L’un des ingrédients les plus importants pour un couple qui dure, c’est la solidarité. Surtout dans l’adversité. Or, pour Serge Hefez, « les mères peuvent soudain faire appel à une autorité paternelle traditionnelle qui n’est plus de mise aujourd’hui. Les pères ne veulent plus du tout jouer ce rôle ». Pour Magali, c’est plutôt l’inverse : l’autorité soudaine de son mari avec Inès lui paraît démesurée. Dans tous les cas, c’est ainsi que l’on peut sauter à pieds joints dans le cercle vicieux du conflit conjugal. L’un va reprocher à l’autre de se défiler, de ne pas tenir sa place, de jouer la complicité avec l’ado rebelle, l’autre va se défausser, se défendre, et c’est l’escalade. Un pataquès dont profite l’ado, soulagé que le cour- roux se détourne de sa personne.
Comment s’en sortir ? Un parent blessé par ce qu’il perçoit devrait pouvoir en parler calmement avec son partenaire, sans l’accabler de reproches, pour mieux se faire comprendre. Commençons par nous mettre d’accord sur le rôle que chacun entend jouer et tenir pendant cette traversée difficile. Et n’y dérogeons pas afin d’opposer à l’ado un front commun.
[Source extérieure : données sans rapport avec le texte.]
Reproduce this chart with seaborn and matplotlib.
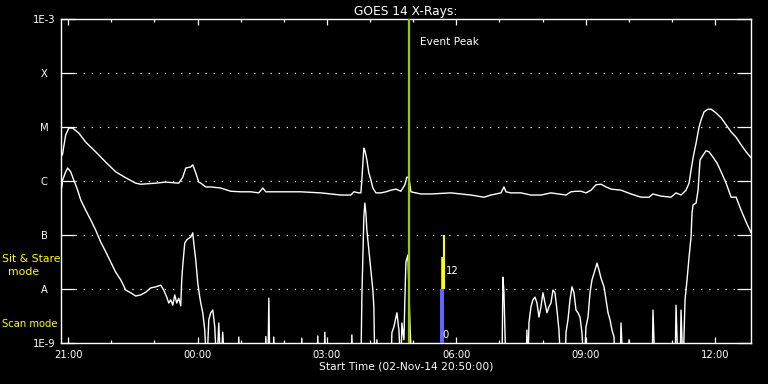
import numpy as np
import pandas as pd
import matplotlib
matplotlib.use("Agg")
import matplotlib.pyplot as plt
import seaborn as sns
from matplotlib.ticker import FixedLocator, NullLocator

# ---------------- data (hours since 00:00 on 02-Nov-14, log10 flux W/m^2) ----------------
long_hours = [20.865, 20.942, 21.012, 21.104, 21.244, 21.406, 21.638, 21.870, 22.102, 22.334,
              22.566, 22.682, 23.030, 23.262, 23.564, 23.657, 23.726, 23.842, 23.889, 23.958,
              24.028, 24.074, 24.190, 24.306, 24.538, 24.770, 25.002, 25.234, 25.420, 25.513,
              25.582, 25.930, 26.394, 26.858, 27.323, 27.555, 27.624, 27.740, 27.787, 27.810,
              27.833, 27.856, 27.879, 27.926, 27.972, 28.019, 28.065, 28.135, 28.251, 28.367,
              28.483, 28.599, 28.715, 28.807, 28.854, 28.900, 28.947, 29.179, 29.411, 29.875,
              30.339, 30.641, 30.803, 31.035, 31.105, 31.151, 31.267, 31.499, 31.731, 31.963,
              32.195, 32.543, 32.659, 32.775, 32.891, 33.007, 33.123, 33.239, 33.355, 33.471,
              33.587, 33.819, 34.051, 34.283, 34.469, 34.561, 34.747, 34.979, 35.095, 35.211,
              35.327, 35.397, 35.443, 35.490, 35.559, 35.629, 35.675, 35.745, 35.838, 35.907,
              36.023, 36.140, 36.256, 36.372, 36.488, 36.604, 36.720, 36.836]
long_logflux = [-5.52, -5.15, -5.02, -5.02, -5.11, -5.28, -5.46, -5.65, -5.83, -5.94,
                -6.04, -6.06, -6.04, -6.02, -6.04, -5.93, -5.76, -5.74, -5.70, -5.85,
                -6.02, -6.04, -6.11, -6.11, -6.13, -6.19, -6.20, -6.20, -6.22, -6.13,
                -6.20, -6.20, -6.20, -6.22, -6.26, -6.26, -6.20, -6.22, -6.22, -5.98,
                -5.67, -5.39, -5.43, -5.61, -5.85, -5.98, -6.13, -6.22, -6.22, -6.20,
                -6.17, -6.15, -6.19, -6.07, -5.93, -5.93, -6.20, -6.24, -6.24, -6.22,
                -6.26, -6.30, -6.26, -6.22, -6.11, -6.20, -6.22, -6.22, -6.26, -6.26,
                -6.22, -6.26, -6.20, -6.19, -6.19, -6.22, -6.17, -6.07, -6.06, -6.11,
                -6.15, -6.17, -6.24, -6.30, -6.30, -6.24, -6.28, -6.30, -6.22, -6.26,
                -6.17, -6.04, -5.80, -5.57, -5.30, -5.00, -4.87, -4.72, -4.67, -4.67,
                -4.74, -4.83, -4.96, -5.09, -5.19, -5.33, -5.46, -5.57]

short_hours = [20.849, 20.872, 20.942, 20.988, 21.058, 21.128, 21.220, 21.290, 21.406, 21.522,
               21.638, 21.754, 21.870, 21.986, 22.102, 22.218, 22.334, 22.450, 22.566, 22.682,
               22.798, 22.914, 23.030, 23.146, 23.216, 23.285, 23.332, 23.378, 23.425, 23.471,
               23.517, 23.564, 23.610, 23.633, 23.657, 23.703, 23.749, 23.796, 23.842, 23.889,
               23.912, 23.958, 24.005, 24.051, 24.074, 24.121, 24.167, 24.213, 24.260, 24.306,
               24.353, 24.399, 24.445, 24.492, 24.538, 24.584, 24.631, 24.933, 24.956, 24.979,
               25.560, 25.583, 25.606, 25.630, 25.653, 25.676, 25.745, 25.768, 25.791, 26.394,
               26.417, 26.440, 26.765, 26.788, 26.811, 26.928, 26.951, 26.974, 27.555, 27.578,
               27.601, 27.787, 27.810, 27.833, 27.856, 27.879, 27.903, 27.926, 27.972, 28.019,
               28.065, 28.088, 28.112, 28.135, 28.158, 28.181, 28.483, 28.506, 28.553, 28.622,
               28.669, 28.715, 28.738, 28.785, 28.807, 28.831, 28.877, 28.924, 28.970, 31.058,
               31.081, 31.105, 31.151, 31.615, 31.638, 31.661, 31.684, 31.731, 31.777, 31.824,
               31.870, 31.916, 31.963, 32.009, 32.056, 32.102, 32.148, 32.195, 32.241, 32.288,
               32.334, 32.380, 32.427, 32.520, 32.543, 32.589, 32.636, 32.682, 32.729, 32.775,
               32.821, 32.868, 32.914, 32.961, 33.007, 33.054, 33.100, 33.146, 33.216, 33.262,
               33.309, 33.355, 33.425, 33.471, 33.518, 33.564, 33.610, 33.657, 33.680, 33.796,
               33.819, 33.866, 33.982, 34.005, 34.028, 34.538, 34.561, 34.607, 35.072, 35.095,
               35.142, 35.188, 35.211, 35.257, 35.304, 35.350, 35.397, 35.443, 35.466, 35.490,
               35.559, 35.606, 35.652, 35.722, 35.791, 35.861, 35.954, 36.047, 36.140, 36.256,
               36.372, 36.488, 36.604, 36.720, 36.836]
short_logflux = [-6.13, -5.98, -5.83, -5.76, -5.83, -5.98, -6.17, -6.35, -6.54, -6.72,
                 -6.91, -7.13, -7.31, -7.50, -7.69, -7.83, -8.02, -8.07, -8.13, -8.11,
                 -8.06, -7.98, -7.96, -7.93, -8.02, -8.15, -8.26, -8.20, -8.30, -8.11,
                 -8.26, -8.17, -8.31, -7.83, -7.56, -7.15, -7.09, -7.06, -7.04, -6.96,
                 -7.15, -7.46, -7.89, -8.15, -8.26, -8.44, -8.76, -9.5, -8.57, -8.44,
                 -8.39, -8.70, -9.5, -8.63, -9.5, -8.80, -9.5, -9.5, -8.89, -9.5,
                 -9.5, -8.88, -9.5, -9.5, -8.17, -9.5, -9.5, -8.89, -9.5, -9.5,
                 -8.91, -9.5, -9.5, -8.87, -9.5, -9.5, -8.80, -9.5, -9.5, -8.85,
                 -9.5, -9.5, -8.15, -7.41, -6.67, -6.41, -6.59, -6.91, -7.28, -7.65,
                 -8.02, -8.33, -9.5, -9.5, -8.94, -9.5, -9.5, -8.81, -8.70, -8.44,
                 -8.76, -9.5, -8.63, -8.94, -8.20, -7.50, -7.37, -8.63, -9.5, -9.5,
                 -7.78, -8.07, -9.5, -9.5, -8.76, -9.5, -8.63, -8.33, -8.20, -8.15,
                 -8.26, -8.52, -8.33, -8.07, -8.26, -8.44, -8.33, -8.26, -8.02, -8.07,
                 -8.39, -8.76, -9.5, -9.5, -8.81, -8.57, -8.20, -7.96, -8.07, -8.39,
                 -8.44, -8.52, -8.81, -9.5, -8.70, -8.52, -8.07, -7.83, -7.65, -7.52,
                 -7.65, -7.80, -7.96, -8.20, -8.44, -8.57, -8.76, -8.89, -9.5, -9.5,
                 -8.63, -9.5, -9.5, -8.94, -9.5, -9.5, -8.39, -9.5, -9.5, -8.30,
                 -9.5, -9.5, -8.39, -9.5, -8.20, -7.83, -7.41, -7.04, -6.59, -6.44,
                 -6.41, -6.17, -5.61, -5.52, -5.44, -5.46, -5.56, -5.67, -5.83, -6.04,
                 -6.30, -6.30, -6.54, -6.76, -6.96]

level_values = [1e-9, 1e-8, 1e-7, 1e-6, 1e-5, 1e-4, 1e-3]
level_labels = ["1E-9", "A", "B", "C", "M", "X", "1E-3"]
grid_levels = [1e-8, 1e-7, 1e-6, 1e-5, 1e-4]

hour_ticks = [21, 24, 27, 30, 33, 36]
hour_tick_labels = ["21:00", "00:00", "03:00", "06:00", "09:00", "12:00"]
start_hour = 20 + 50 / 60
span_hours = 16.0

event_peak_hour = 28.90
sit_stare_hour = 29.712
sit_stare_range = [1e-8, 1e-7]
sit_stare_thick_range = [1e-8, 10 ** -7.41]
scan_hour = 29.673
scan_range = [1e-9, 1e-8]

# ---------------- style ----------------
sns.set_theme(style="dark")
plt.rcParams["font.family"] = ["DejaVu Sans"]
FS = 7.2
W, H = 768, 384

fig = plt.figure(figsize=(W / 100, H / 100), dpi=100, facecolor="black")
ax = fig.add_axes([61 / W, 41 / H, 690 / W, 324 / H])
ax.set_facecolor("black")

df_long = pd.DataFrame({"hour": long_hours, "flux": 10 ** np.array(long_logflux)})
df_short = pd.DataFrame({"hour": short_hours, "flux": 10 ** np.array(short_logflux)})
sns.lineplot(data=df_long, x="hour", y="flux", color="white", linewidth=1.0,
             estimator=None, sort=False, ax=ax)
sns.lineplot(data=df_short, x="hour", y="flux", color="white", linewidth=1.0,
             estimator=None, sort=False, ax=ax)

ax.set_yscale("log")
ax.set_ylim(level_values[0], level_values[-1])
ax.set_xlim(start_hour, start_hour + span_hours)

# dotted level lines
x0f, x1f = 14 / 690, 676 / 690
for lv in grid_levels:
    ax.axhline(lv, xmin=x0f, xmax=x1f, color="white", linewidth=0.9,
               linestyle=(0, (1, 5.5)), zorder=1)

# event peak line and mode bars
ax.axvline(event_peak_hour, color="#99cc00", linewidth=1.6, zorder=3)
ax.text(29.155, 10 ** -3.43, "Event Peak", color="white", fontsize=7.6,
        ha="left", va="center")
ax.vlines(sit_stare_hour, *sit_stare_range, color="#ffff00", linewidth=1.5, zorder=4)
ax.vlines(sit_stare_hour - 0.01, *sit_stare_thick_range, color="#ffff00", linewidth=2.6, zorder=4)
ax.vlines(scan_hour, *scan_range, color="#6464ff", linewidth=2.9, zorder=4)
ax.text(29.765, 10 ** -7.66, "12", color="white", fontsize=FS, ha="left", va="center", zorder=5)
ax.text(29.76, 10 ** -8.86, "0", color="white", fontsize=FS, ha="center", va="center", zorder=5)

# axes decoration
for sp in ax.spines.values():
    sp.set_color("white")
    sp.set_linewidth(1.0)
    sp.set_visible(True)

ax.yaxis.set_major_locator(FixedLocator(level_values))
ax.yaxis.set_minor_locator(NullLocator())
ax.set_yticklabels(level_labels)
ax.tick_params(axis="y", which="major", direction="in", length=10, width=0.9,
               color="white", left=True, right=True, labelcolor="white",
               labelsize=FS, pad=12)
for lab in ax.get_yticklabels():
    lab.set_horizontalalignment("center")

ax.xaxis.set_major_locator(FixedLocator(hour_ticks))
ax.xaxis.set_minor_locator(FixedLocator(np.arange(21, 37, 1)))
ax.set_xticklabels(hour_tick_labels)
ax.tick_params(axis="x", which="major", direction="in", length=4.3, width=0.9,
               color="white", bottom=True, top=True, labelcolor="white",
               labelsize=FS, pad=5)
ax.tick_params(axis="x", which="minor", direction="in", length=2.2, width=0.9,
               color="white", bottom=True, top=True)
ax.grid(False)

ax.set_title("GOES 14 X-Rays:", color="white", fontsize=8.8, pad=3)
ax.set_xlabel("Start Time (02-Nov-14 20:50:00)", color="white", fontsize=7.7, labelpad=1)
ax.set_ylabel("")

# left-side mode annotations
fig.text(2 / W, 1 - 259 / H, "Sit & Stare", color="#ffff00", fontsize=7.8, ha="left", va="center")
fig.text(24 / W, 1 - 272 / H, "mode", color="#ffff00", fontsize=7.8, ha="center", va="center")
fig.text(2 / W, 1 - 324 / H, "Scan mode", color="#ffff00", fontsize=7.2, ha="left", va="center")

fig.savefig("out.png", dpi=100, facecolor="black")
Réinventer le couple conjugal

La réalité, c’est que toute cette agitation signe la fin imminente de notre job de parents admirés. Le moment est venu de commencer à anticiper (un peu) ce que sera la vie quand nos ados seront partis – même si ce n’est pas pour demain. « Le couple doit revisiter son contrat conjugal », estime Serge Hefez. Commencer à imaginer comment se défaire du couple parental pour réinventer un couple conjugal et, ça non plus, ce n’est pas de la tarte ! Surtout quand, inconsciemment, l’un des parents a un peu « fait couple » avec l’enfant qui est en train de prendre son envol. Cela n’a rien à voir avec l’inceste, c’est juste que des liens très forts se sont tissés entre un enfant et l’un de ses parents et qu’il faut désormais désinvestir ce lien-là pour réinvestir le couple.
Comment s’en sortir ? On fait des projets pour quand ils ne seront plus là, en essayant de profiter des bons moments avec eux, car tout n’est pas si noir. Des bons moments, il y en a encore et il ne faudrait pas les gâcher.

Et quand on est beau-parent ?

Dans les familles recomposées, le casse- tête peut être aggravé lorsque le beau-parent sort de la position que son conjoint lui demande de tenir. Plus que jamais, il leur faut rester sur la même longueur d’onde. Et cela arrive rarement sans une mise à plat en tête à tête : qu’est-ce que chacun attend de l’autre ? Il faudra ensuite passer ensemble un autre contrat clair avec l’ado sur ce qu’il peut faire et sur ce que l’on attend de lui. Une sorte de contrat de vie dont les clauses sont renégociables, toujours ensemble, et pas chacun de son côté.